Quota announcements were also delayed without explanation, and with no indication when information can be publicly accessible, Oceana Canada said.
In other instances, Canada was making its decisions without any information at all. According to the audit, the status of 40 percent of all marine fish and invertebrate populations were classified by the DFO as “uncertain” due to a lack of stock status information.
The lack of information is one of the metrics that is improving, Oceana Canada said. More stocks have upper reference points than they did before, providing key information on the rebuilding of stocks. However, the percentage of stocks with sufficient data to provide health statistics hasn’t changed since 2017 and has sat at 64.9 percent over the last seven audits.
Oceana Canada’s report indicating stagnation in Canada’s fisheries is contrasted by a recent Marine Stewardship Council's "MSC Canada State of the Water Report 2023." According to the report, 61 percent of Canada’s wild-caught seafood by volume is certified to the MSC standard.
However, the certification applies to some of the largest-volume fisheries in the country. Whitefish, crab and lobster, clams and scallops, and shrimp make up the four main sources of landings under the MSC program, and account for 60.4 percent of landings in Canada according to the MSC. A remaining 38.5 percent of landings by volume – covering 292,000 metric tons of seafood – comes from other fisheries. Those fisheries includes many of the those Oceana Canada called poorly managed, including capelin, Atlantic herring, and northern cod.
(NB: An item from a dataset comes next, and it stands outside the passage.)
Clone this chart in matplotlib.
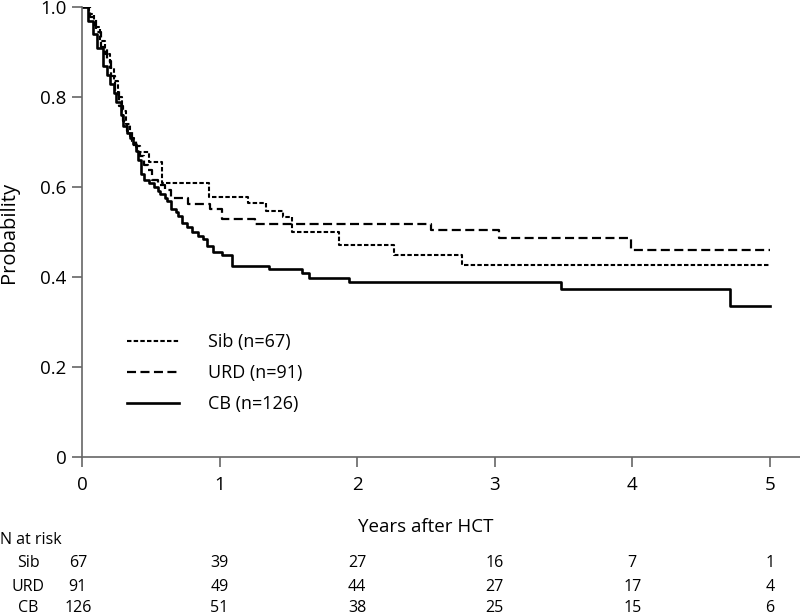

Oceana Canada said that the Canadian government can and should follow the lead of the U.S., which since the year 2000 has rebuilt 49 stocks and has rebuilding plans in place for 84 percent of its overfished stocks. In April, NOAA reported in its “2022 Status of the Stocks” reported continued improvement, with 93 percent of the 492 stocks it tracks not being subject to overfishing.
“The Canadian government knows what’s needed to rebuild wild fish. It has made commitments and significant investments in solutions. But the pace of implementation is devastatingly slow,” Oceana Canada Executive Director Josh Laughren said. “By overcoming the inertia we have documented in Oceana Canada’s last seven audits, Fisheries and Oceans Canada can ensure fishing communities and marine ecosystems flourish.”